In the course of his discussions with authorities, Hageman learned that an eagle had been killed in January in collision with one of the wind turbines. The death was investigated by a state wildlife officer, who took possession of the carcass and a severed wing, photographed them, and then turned the remains over to the federal agency, as required by law. The officer filed an incident report.
But it was only with the publication on May 1 of an investigative story by Matt Markey in The Blade newspaper in Toledo that the eagle death by turbine came to light in the broader public.
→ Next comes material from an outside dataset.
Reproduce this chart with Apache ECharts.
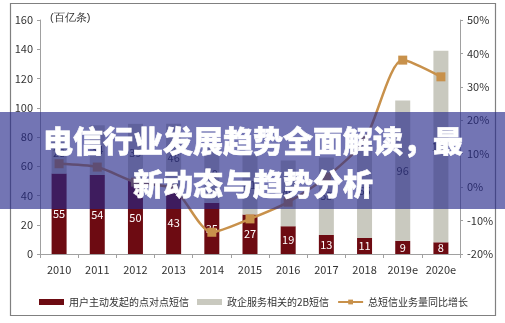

The co-owner, and operator of the turbines, American Municipal Power, Inc. (AMP), apparently was not made aware of the incident until March. AMP operates four, 1.8-megawatt wind turbines at the site of the Wood County landfill. The city of Bowling Green owns about half the complex and obtains just 1.5 percent of its power from it. Because AMP isn’t required to monitor the site for bird or bat deaths, and has no mitigation plan in place, it was unaware of the killing of a bald eagle and has no protocol for preventing a recurrence.
That’s because the turbines were erected two at a time instead of all four at once, never coming under the jurisdiction of the OPSB, which has a 5-megawatt jurisdictional threshold. The final capacity of the four turbines is 7.2 MW, but because they were put up two at a time, the projects reached only 3.6 MW each; so they were able to avoid scrutiny of the OPSB and subsequent involvement by the ODNR.
Wind energy developers in Ohio are exploiting this technical loophole to erect turbines, many in highly sensitive bird areas. BSBO is calling for revision of Ohio law to tighten oversight permitting of large wind turbines. “We recommend that wind projects come before the OPSB, and comply with the environmental assessment and planning process, even to a threshold of just 100 kilowatts,” states Don Bauman, BSBO Conservation Chair. “This would allow homeowners to install their own wind turbines, but would require commercial projects to come under jurisdiction of the OPSB.”
“While there is no doubt that we need to encourage renewable energy, heedless development is not appropriate for our future or the survival of biodiversity” said Bauman. “There needs to be caution, care, and sound, scientific, ecological planning at the very beginning of all wind projects. This has been sadly lacking in the wind development of the past and it’s time for a change.”